Critical Essays Setting of Vanity Fair

 

The setting so far as physical place is concerned, moves from London to Brighton, to the Continent including Paris, Rome, Brussels, and "Pumpernickel," a small German principality. The reader moves from city house to country estate, from private academy to the sponging house, or debtors' jail.

But there is also a social setting. The story unfolds against the back ground of the estates and attitudes of the landed aristocracy such as the Lord Steynes and the Crawleys; the houses of the city merchants such as the Sedleys, the Osbornes, and the Dobbins the colonial order and money of Miss Swartz and Joseph Sedley, the collector of Boggley Wollab; the military protocol in Brussels before Waterloo and in India; the Anglo-Irish in the persons and prejudices of the O'Dowds and the lesser fringes of Vanity Fair embodied in the Clapps, Raggles, Briggs, and others.

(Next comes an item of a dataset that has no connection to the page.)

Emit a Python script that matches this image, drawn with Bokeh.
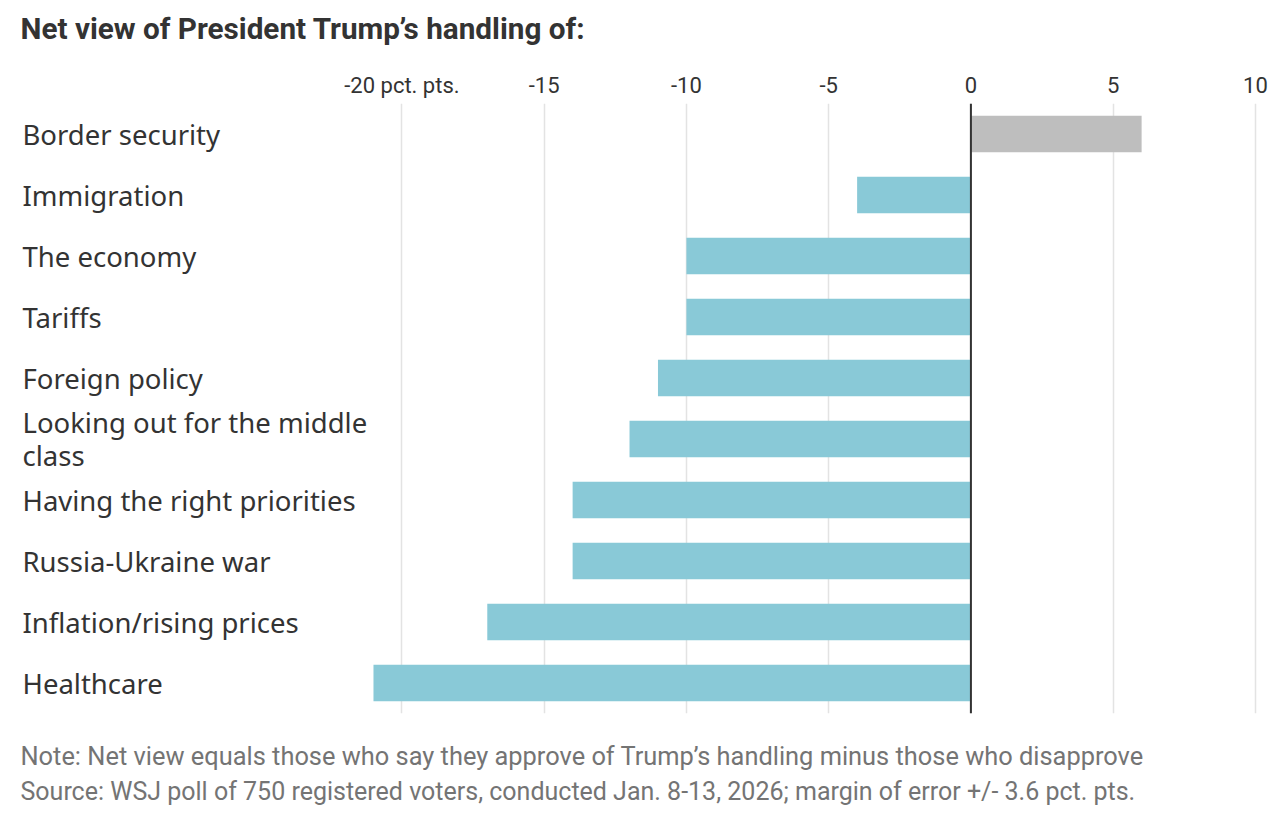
from bokeh.plotting import figure
from bokeh.models import FactorRange, Range1d, FixedTicker, Span, Title, ColumnDataSource
from bokeh.core.properties import value
from bokeh.embed import file_html
from bokeh.resources import INLINE

categories = ["Border security", "Immigration", "The economy", "Tariffs",
              "Foreign policy", "Looking out for the middle\nclass",
              "Having the right priorities", "Russia-Ukraine war",
              "Inflation/rising prices", "Healthcare"]
values = [6, -4, -10, -10, -11, -12, -14, -14, -17, -21]
tick_values = [-20, -15, -10, -5, 0, 5, 10]
tick_labels = {-20: "-20 pct. pts.", -15: "-15", -10: "-10", -5: "-5",
               0: "0", 5: "5", 10: "10"}

title_text = "Net view of President Trump\u2019s handling of:"
note_text = "Note: Net view equals those who say they approve of Trump\u2019s handling minus those who disapprove"
source_text = "Source: WSJ poll of 750 registered voters, conducted Jan. 8-13, 2026; margin of error +/- 3.6 pct. pts."

colors = ["#BEBEBE" if v > 0 else "#89C9D7" for v in values]

x_start, x_end = -34.11, 10.53
src = ColumnDataSource(dict(cat=categories, val=values, zero=[0] * len(values),
                            color=colors, lx=[x_start] * len(values)))

p = figure(width=1270, height=814, output_backend="svg", toolbar_location=None,
           y_range=FactorRange(*list(reversed(categories))),
           x_range=Range1d(x_start, x_end), x_axis_location="above",
           min_border_left=0, min_border_right=0, min_border_top=103,
           min_border_bottom=101)
p.outline_line_color = None
p.yaxis.visible = False
p.ygrid.grid_line_color = None

p.xaxis.ticker = FixedTicker(ticks=tick_values)
p.xaxis.major_label_overrides = tick_labels
p.xaxis.axis_line_color = None
p.xaxis.major_tick_line_color = None
p.xaxis.minor_tick_line_color = None
p.xaxis.major_tick_out = 0
p.xaxis.major_tick_in = 0
p.xaxis.minor_tick_out = 0
p.xaxis.major_label_standoff = 6
p.xaxis.major_label_text_font = "Roboto"
p.xaxis.major_label_text_font_size = "22px"
p.xaxis.major_label_text_color = "#333333"
p.xaxis.axis_label = " "
p.xaxis.axis_label_standoff = 0
p.xaxis.axis_label_text_font_size = "19px"

p.xgrid.ticker = FixedTicker(ticks=tick_values)
p.xgrid.grid_line_color = "#E3E3E3"
p.xgrid.grid_line_width = 1.5

p.hbar(y="cat", left="zero", right="val", height=0.6, color="color", line_color=None, source=src)
p.add_layout(Span(location=0, dimension="height", line_color="#333333", line_width=2))

p.text(x="lx", y="cat", text="cat", x_offset=22, text_baseline="middle", text_align="left",
       text_font=value("Noto Sans"), text_font_size="27.5px", text_color="#333333",
       text_line_height=0.88, source=src)

p.title.text = title_text
p.title.text_font = "Roboto"
p.title.text_font_style = "bold"
p.title.text_font_size = "29.7px"
p.title.text_color = "#333333"
p.title.offset = 20
p.title.standoff = 0

p.add_layout(Title(text=" ", text_font_size="21px", standoff=0), "below")
p.add_layout(Title(text=note_text, text_font="Roboto", text_font_size="25.4px",
                   text_font_style="normal", text_color="#747474", offset=20, standoff=0), "below")
p.add_layout(Title(text=source_text, text_font="Roboto", text_font_size="25px",
                   text_font_style="normal", text_color="#747474", offset=20, standoff=8), "below")

open("out.html", "w").write(file_html(p, INLINE))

The book, then, has not only a setting as to place but also, and more important, as to position and power. It emerges as a social document, accurate in terms of history, sociology, and psychology.

The highest point in the social strata is the Court, where Becky finally is presented. The lowest is the Fleet prison, where fate sends poor Raggles. The two characters more concerned with human relationships than with position or power are Amelia and Dobbin.

Vanity Fair, then, is not so much a story told against a setting, as a state of mind, a state of mind still prevalent in the twentieth century.